■ WHAT THIS TASK INVOLVES
In your copy, include every line of the listing below exactly but none of the pictures.

■ GIVEN MATERIAL
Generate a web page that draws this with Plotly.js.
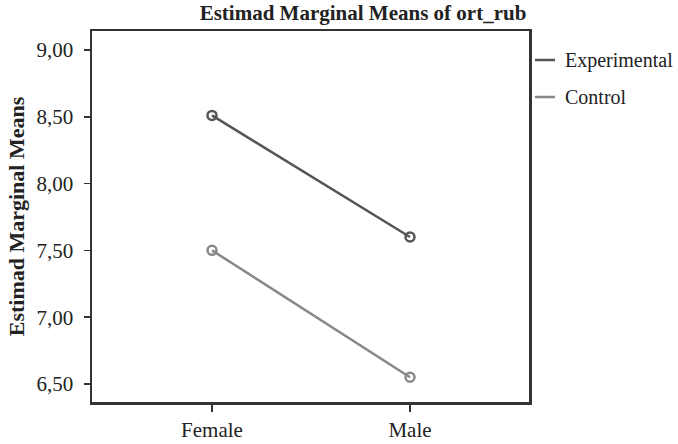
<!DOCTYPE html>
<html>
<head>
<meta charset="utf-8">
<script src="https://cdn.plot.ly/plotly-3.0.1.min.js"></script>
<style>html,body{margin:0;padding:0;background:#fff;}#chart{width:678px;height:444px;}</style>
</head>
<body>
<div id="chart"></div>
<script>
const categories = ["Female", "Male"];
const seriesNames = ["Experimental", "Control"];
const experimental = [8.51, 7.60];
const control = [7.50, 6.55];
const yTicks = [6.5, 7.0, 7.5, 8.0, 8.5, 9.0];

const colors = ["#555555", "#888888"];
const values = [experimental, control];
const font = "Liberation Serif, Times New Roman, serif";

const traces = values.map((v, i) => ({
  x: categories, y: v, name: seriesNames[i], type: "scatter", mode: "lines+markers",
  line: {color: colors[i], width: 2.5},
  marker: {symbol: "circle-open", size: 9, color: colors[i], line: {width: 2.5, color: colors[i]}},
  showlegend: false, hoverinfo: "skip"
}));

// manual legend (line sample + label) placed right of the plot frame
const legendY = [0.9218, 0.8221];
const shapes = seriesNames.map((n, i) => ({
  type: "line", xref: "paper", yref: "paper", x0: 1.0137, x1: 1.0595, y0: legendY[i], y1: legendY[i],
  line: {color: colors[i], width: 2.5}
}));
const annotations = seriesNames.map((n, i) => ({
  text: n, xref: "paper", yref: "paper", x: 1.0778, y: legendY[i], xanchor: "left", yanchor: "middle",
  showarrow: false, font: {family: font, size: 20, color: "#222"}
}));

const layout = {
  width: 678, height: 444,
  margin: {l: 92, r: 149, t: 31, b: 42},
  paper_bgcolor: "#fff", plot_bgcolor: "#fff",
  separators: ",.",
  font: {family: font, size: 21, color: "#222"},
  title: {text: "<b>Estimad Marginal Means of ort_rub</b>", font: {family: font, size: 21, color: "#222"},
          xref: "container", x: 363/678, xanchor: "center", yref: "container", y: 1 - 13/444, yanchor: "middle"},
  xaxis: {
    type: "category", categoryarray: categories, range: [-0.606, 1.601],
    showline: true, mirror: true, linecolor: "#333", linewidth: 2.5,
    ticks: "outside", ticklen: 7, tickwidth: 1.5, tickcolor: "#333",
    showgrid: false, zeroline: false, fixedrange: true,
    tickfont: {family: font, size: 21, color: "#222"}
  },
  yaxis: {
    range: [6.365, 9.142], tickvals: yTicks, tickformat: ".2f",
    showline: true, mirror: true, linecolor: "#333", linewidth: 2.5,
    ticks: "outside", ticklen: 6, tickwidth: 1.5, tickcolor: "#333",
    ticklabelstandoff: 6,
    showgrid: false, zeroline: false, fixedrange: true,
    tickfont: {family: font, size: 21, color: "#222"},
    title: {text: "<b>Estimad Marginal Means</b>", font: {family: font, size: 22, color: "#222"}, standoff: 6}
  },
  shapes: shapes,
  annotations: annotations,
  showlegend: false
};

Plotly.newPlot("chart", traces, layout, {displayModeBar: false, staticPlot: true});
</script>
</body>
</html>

■ ANSWER TO THIS PROBLEM
Generate a web page that draws this with Plotly.js.
<!DOCTYPE html>
<html>
<head>
<meta charset="utf-8">
<script src="https://cdn.plot.ly/plotly-3.0.1.min.js"></script>
<style>html,body{margin:0;padding:0;background:#fff;}#chart{width:678px;height:444px;}</style>
</head>
<body>
<div id="chart"></div>
<script>
const categories = ["Female", "Male"];
const seriesNames = ["Experimental", "Control"];
const experimental = [8.51, 7.60];
const control = [7.50, 6.55];
const yTicks = [6.5, 7.0, 7.5, 8.0, 8.5, 9.0];

const colors = ["#555555", "#888888"];
const values = [experimental, control];
const font = "Liberation Serif, Times New Roman, serif";

const traces = values.map((v, i) => ({
  x: categories, y: v, name: seriesNames[i], type: "scatter", mode: "lines+markers",
  line: {color: colors[i], width: 2.5},
  marker: {symbol: "circle-open", size: 9, color: colors[i], line: {width: 2.5, color: colors[i]}},
  showlegend: false, hoverinfo: "skip"
}));

// manual legend (line sample + label) placed right of the plot frame
const legendY = [0.9218, 0.8221];
const shapes = seriesNames.map((n, i) => ({
  type: "line", xref: "paper", yref: "paper", x0: 1.0137, x1: 1.0595, y0: legendY[i], y1: legendY[i],
  line: {color: colors[i], width: 2.5}
}));
const annotations = seriesNames.map((n, i) => ({
  text: n, xref: "paper", yref: "paper", x: 1.0778, y: legendY[i], xanchor: "left", yanchor: "middle",
  showarrow: false, font: {family: font, size: 20, color: "#222"}
}));

const layout = {
  width: 678, height: 444,
  margin: {l: 92, r: 149, t: 31, b: 42},
  paper_bgcolor: "#fff", plot_bgcolor: "#fff",
  separators: ",.",
  font: {family: font, size: 21, color: "#222"},
  title: {text: "<b>Estimad Marginal Means of ort_rub</b>", font: {family: font, size: 21, color: "#222"},
          xref: "container", x: 363/678, xanchor: "center", yref: "container", y: 1 - 13/444, yanchor: "middle"},
  xaxis: {
    type: "category", categoryarray: categories, range: [-0.606, 1.601],
    showline: true, mirror: true, linecolor: "#333", linewidth: 2.5,
    ticks: "outside", ticklen: 7, tickwidth: 1.5, tickcolor: "#333",
    showgrid: false, zeroline: false, fixedrange: true,
    tickfont: {family: font, size: 21, color: "#222"}
  },
  yaxis: {
    range: [6.365, 9.142], tickvals: yTicks, tickformat: ".2f",
    showline: true, mirror: true, linecolor: "#333", linewidth: 2.5,
    ticks: "outside", ticklen: 6, tickwidth: 1.5, tickcolor: "#333",
    ticklabelstandoff: 6,
    showgrid: false, zeroline: false, fixedrange: true,
    tickfont: {family: font, size: 21, color: "#222"},
    title: {text: "<b>Estimad Marginal Means</b>", font: {family: font, size: 22, color: "#222"}, standoff: 6}
  },
  shapes: shapes,
  annotations: annotations,
  showlegend: false
};

Plotly.newPlot("chart", traces, layout, {displayModeBar: false, staticPlot: true});
</script>
</body>
</html>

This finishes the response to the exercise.